Museum to be a gateway
Much of that collection is now headed for a new home. Soon the boxes in their house will be transported to the museum, which is scheduled to open in November. The 24,000-square-foot, two-story museum was designed by Burrell Saunders of Saunders + Crouse Architects in Virginia Beach.
Positioned as a gateway to ODU’s main campus, the museum is adjacent to the Ted Constant Convocation Center and near the new Darden College of Education building. The museum will include galleries for the permanent collection as well as a space for faculty artworks and traveling exhibitions.
The Barrys have participated in the design process every step of the way. “Burrell’s design employs a solid glass façade, lit from within,” Dick says. “The interior is very contemporary. It should be a stunning building.”

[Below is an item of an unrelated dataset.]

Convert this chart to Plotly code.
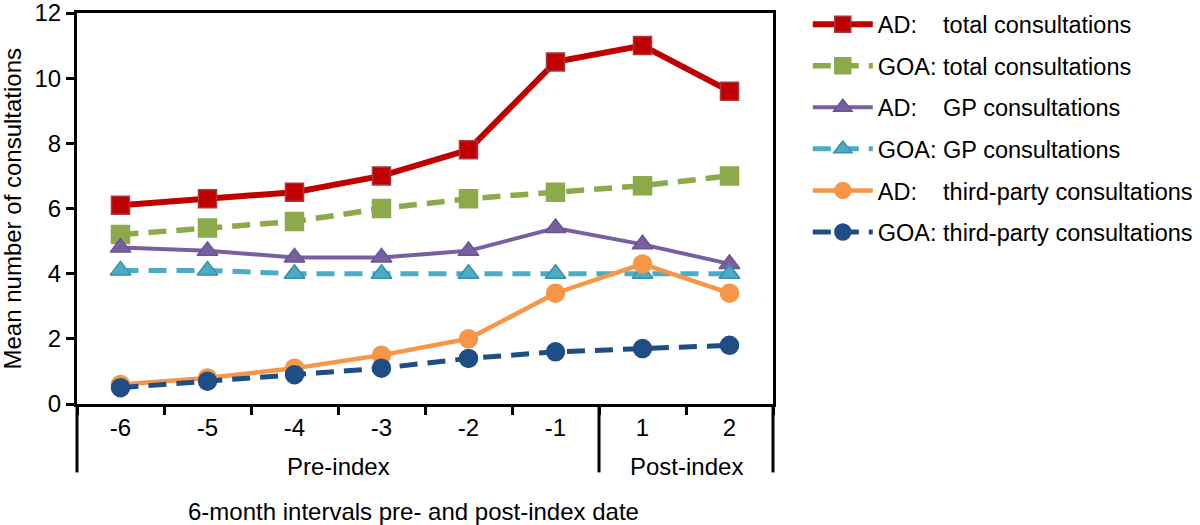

The Barrys created the Old Dominion University Museum Foundation, which will operate the museum in partnership with ODU. “The university has been a superb partner and has provided excellent support to the project,” Dick says. “We have a seven-member independent board that governs the institution.”

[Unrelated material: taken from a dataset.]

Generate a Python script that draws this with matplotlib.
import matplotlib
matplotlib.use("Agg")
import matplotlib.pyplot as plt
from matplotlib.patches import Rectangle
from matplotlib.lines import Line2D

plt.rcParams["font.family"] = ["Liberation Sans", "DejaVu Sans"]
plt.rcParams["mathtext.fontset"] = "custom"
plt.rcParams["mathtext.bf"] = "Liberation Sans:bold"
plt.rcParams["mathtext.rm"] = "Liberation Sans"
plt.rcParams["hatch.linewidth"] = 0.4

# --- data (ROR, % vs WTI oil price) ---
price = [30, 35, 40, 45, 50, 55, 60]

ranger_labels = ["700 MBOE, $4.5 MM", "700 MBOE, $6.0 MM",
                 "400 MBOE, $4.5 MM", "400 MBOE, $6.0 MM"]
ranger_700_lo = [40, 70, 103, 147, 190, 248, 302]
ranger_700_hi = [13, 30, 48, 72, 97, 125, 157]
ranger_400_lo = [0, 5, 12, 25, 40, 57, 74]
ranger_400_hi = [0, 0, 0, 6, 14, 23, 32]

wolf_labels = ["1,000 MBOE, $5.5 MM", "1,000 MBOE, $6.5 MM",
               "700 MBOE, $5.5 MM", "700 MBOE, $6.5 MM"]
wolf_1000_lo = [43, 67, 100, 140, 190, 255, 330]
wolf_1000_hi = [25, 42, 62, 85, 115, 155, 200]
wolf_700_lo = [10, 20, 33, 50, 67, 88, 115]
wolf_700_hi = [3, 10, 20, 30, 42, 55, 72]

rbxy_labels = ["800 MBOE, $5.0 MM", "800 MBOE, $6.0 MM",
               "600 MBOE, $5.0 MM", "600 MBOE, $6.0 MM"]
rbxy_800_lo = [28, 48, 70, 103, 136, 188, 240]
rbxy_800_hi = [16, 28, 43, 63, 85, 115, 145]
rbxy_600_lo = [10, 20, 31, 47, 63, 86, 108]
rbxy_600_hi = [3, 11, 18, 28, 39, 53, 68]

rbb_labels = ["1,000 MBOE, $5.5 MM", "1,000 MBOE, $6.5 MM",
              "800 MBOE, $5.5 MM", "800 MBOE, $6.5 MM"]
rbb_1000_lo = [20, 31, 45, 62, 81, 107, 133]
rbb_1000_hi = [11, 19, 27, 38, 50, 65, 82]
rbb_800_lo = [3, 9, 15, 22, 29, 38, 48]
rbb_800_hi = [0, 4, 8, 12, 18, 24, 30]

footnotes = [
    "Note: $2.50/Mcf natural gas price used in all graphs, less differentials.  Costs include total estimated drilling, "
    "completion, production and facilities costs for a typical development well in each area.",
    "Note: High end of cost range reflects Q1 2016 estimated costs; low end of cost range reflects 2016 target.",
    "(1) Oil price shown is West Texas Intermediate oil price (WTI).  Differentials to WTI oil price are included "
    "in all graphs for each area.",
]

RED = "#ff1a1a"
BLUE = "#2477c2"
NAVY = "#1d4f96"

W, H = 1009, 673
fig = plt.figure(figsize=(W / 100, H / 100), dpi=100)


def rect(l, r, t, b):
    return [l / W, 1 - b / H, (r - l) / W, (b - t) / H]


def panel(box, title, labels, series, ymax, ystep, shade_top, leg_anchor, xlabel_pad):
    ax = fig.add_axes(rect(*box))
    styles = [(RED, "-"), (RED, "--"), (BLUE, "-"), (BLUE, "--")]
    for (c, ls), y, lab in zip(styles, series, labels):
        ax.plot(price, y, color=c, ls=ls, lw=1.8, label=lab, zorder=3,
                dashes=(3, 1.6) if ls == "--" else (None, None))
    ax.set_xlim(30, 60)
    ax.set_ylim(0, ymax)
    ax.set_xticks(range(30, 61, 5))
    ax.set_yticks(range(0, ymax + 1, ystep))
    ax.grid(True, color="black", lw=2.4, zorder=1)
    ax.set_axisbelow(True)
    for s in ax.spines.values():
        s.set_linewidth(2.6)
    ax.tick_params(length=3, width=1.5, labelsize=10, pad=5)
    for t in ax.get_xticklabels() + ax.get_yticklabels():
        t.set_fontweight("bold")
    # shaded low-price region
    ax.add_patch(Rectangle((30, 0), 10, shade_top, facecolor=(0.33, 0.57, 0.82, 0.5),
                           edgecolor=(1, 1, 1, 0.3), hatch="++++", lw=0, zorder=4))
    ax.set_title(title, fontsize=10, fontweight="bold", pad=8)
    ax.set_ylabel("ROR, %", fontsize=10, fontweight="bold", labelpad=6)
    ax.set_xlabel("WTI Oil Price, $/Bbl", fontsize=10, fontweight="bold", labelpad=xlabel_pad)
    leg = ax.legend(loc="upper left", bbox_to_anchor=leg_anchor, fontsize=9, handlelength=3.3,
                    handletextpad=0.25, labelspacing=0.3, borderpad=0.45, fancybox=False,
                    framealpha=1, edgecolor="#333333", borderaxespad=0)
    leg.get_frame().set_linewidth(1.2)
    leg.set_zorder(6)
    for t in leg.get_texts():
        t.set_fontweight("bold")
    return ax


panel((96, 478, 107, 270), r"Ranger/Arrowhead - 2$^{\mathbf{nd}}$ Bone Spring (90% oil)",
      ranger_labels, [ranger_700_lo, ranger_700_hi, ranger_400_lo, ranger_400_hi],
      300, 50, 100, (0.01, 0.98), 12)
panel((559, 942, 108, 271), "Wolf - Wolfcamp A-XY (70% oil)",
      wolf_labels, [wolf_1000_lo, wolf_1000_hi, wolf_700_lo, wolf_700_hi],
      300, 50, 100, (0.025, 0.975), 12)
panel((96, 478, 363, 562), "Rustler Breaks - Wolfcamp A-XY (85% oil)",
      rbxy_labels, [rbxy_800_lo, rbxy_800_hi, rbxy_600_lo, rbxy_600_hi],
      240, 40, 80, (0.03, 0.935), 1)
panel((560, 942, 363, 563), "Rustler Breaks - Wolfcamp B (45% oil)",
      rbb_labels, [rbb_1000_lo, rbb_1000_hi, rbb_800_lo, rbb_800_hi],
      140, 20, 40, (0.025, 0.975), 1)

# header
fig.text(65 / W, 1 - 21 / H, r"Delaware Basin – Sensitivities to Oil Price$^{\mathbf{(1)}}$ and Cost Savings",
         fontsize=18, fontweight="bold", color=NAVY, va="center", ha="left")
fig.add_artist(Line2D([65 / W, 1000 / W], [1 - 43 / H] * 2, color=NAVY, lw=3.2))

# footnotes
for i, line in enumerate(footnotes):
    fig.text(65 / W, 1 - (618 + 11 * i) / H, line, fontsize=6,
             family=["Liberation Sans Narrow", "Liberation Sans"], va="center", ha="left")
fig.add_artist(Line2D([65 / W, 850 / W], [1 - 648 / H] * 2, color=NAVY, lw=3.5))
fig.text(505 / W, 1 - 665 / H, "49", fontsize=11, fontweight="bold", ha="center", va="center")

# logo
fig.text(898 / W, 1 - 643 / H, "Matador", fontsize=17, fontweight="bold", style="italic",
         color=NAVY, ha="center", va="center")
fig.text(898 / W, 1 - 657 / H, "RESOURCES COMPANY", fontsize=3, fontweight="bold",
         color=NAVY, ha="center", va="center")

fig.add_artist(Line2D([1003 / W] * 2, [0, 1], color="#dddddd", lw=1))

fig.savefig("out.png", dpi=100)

The Barrys' collection “is what we refer to as the founder’s collection. It sets the tone for future collecting,” says Jutta-Annette Page, the museum’s executive director. who was senior curator of glass and decorative arts at Toledo Museum of Art and previously the curator of European glass at Corning Museum of Glass.
Page consults the Barrys as she considers art purchases for the museum. “Unlike buying art for our personal collection, we are establishing a more formal process for the museum, with the director taking the lead role,” Carolyn says. “We have recently acquired more than a dozen glass sculptures and paintings for the museum that are new to the collection. They are waiting in storage now for the opening in the fall.”

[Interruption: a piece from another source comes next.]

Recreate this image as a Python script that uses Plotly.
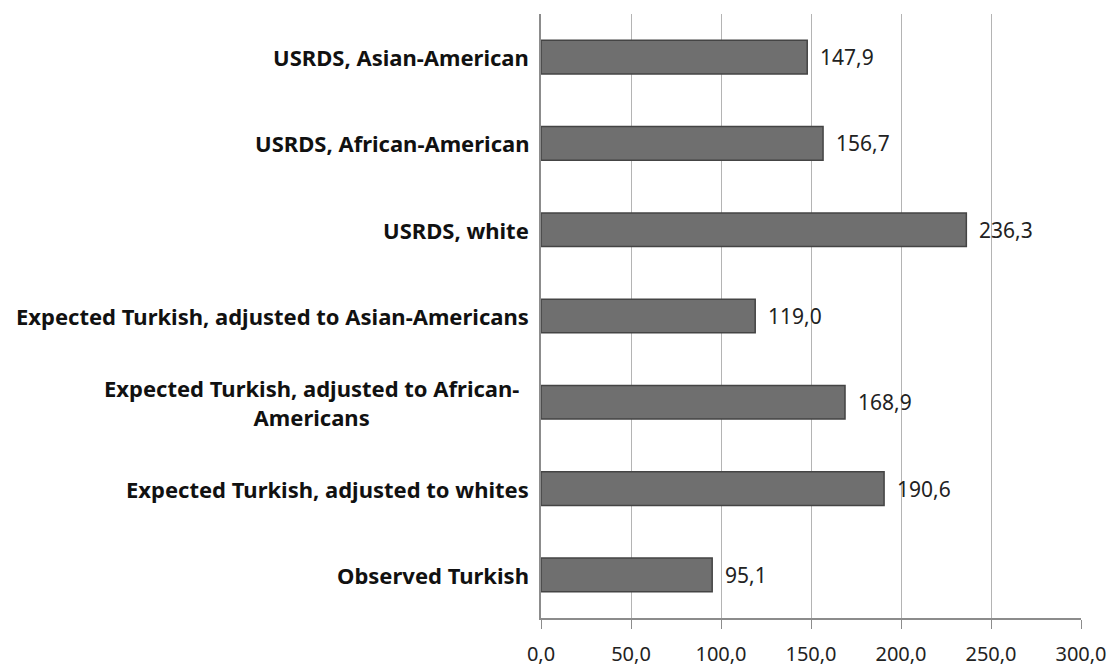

Long relationship with ODU
The Barrys have a long relationship with ODU. Dick’s father, Richard Barry Jr., was a math professor at the university for 25 years after a 25-year career as a naval officer.
Dick was a member of the board of visitors for eight years, with two years as rector. He now co-chairs a capital initiative for the university and co-chaired a capital campaign 20 years ago. Carolyn taught math as an adjunct faculty member at ODU in the 1960s.
In addition to their involvement with ODU, the Barrys have served on the boards and fundraising committees of many nonprofit organizations in Hampton Roads. “We both believe it is essential to be a part of the community and make contributions to community welfare,” Dick says.
The Barry’s have a long history of “promoting philanthropy and civic engagement,” says ODU’s Broderick. “They have made many artistic and cultural contributions to Old Dominion University and other Hampton Roads institutions over the years, and they have provided scholarships that helped hundreds of students complete their education.”
In 2015, the couple committed $2 million to help create the Barry Arts Building. “This building includes two of the finest art history libraries in the country — the Elise N. Hofheimer Art Library and the Jean Outland Chrysler Library of the Chrysler Museum of Art,” Broderick says.
The Barrys say they are grateful for Broderick’s support through the museum project. “President Broderick was the driving force at the university and made this project possible,” Dick says.
A key objective for the museum is for it to be relevant to the ODU community, including its students, faculty and staff, says Page. “We recognize that many of these constituents have never or rarely set foot into an art museum. Having an art museum on campus creates opportunities for exposure to original art, its creative processes and diverse cultural contexts that can instill in our students an appreciation for art that will resonate throughout their lives.”
Art definitely has changed the Barrys’ lives. During his 40-year career at Landmark, Dick served in various positions, but the idea of being the benefactor of an art museum was “unimaginable,” he says. “I started out as a lawyer at the bottom of the totem pole and ended up here.”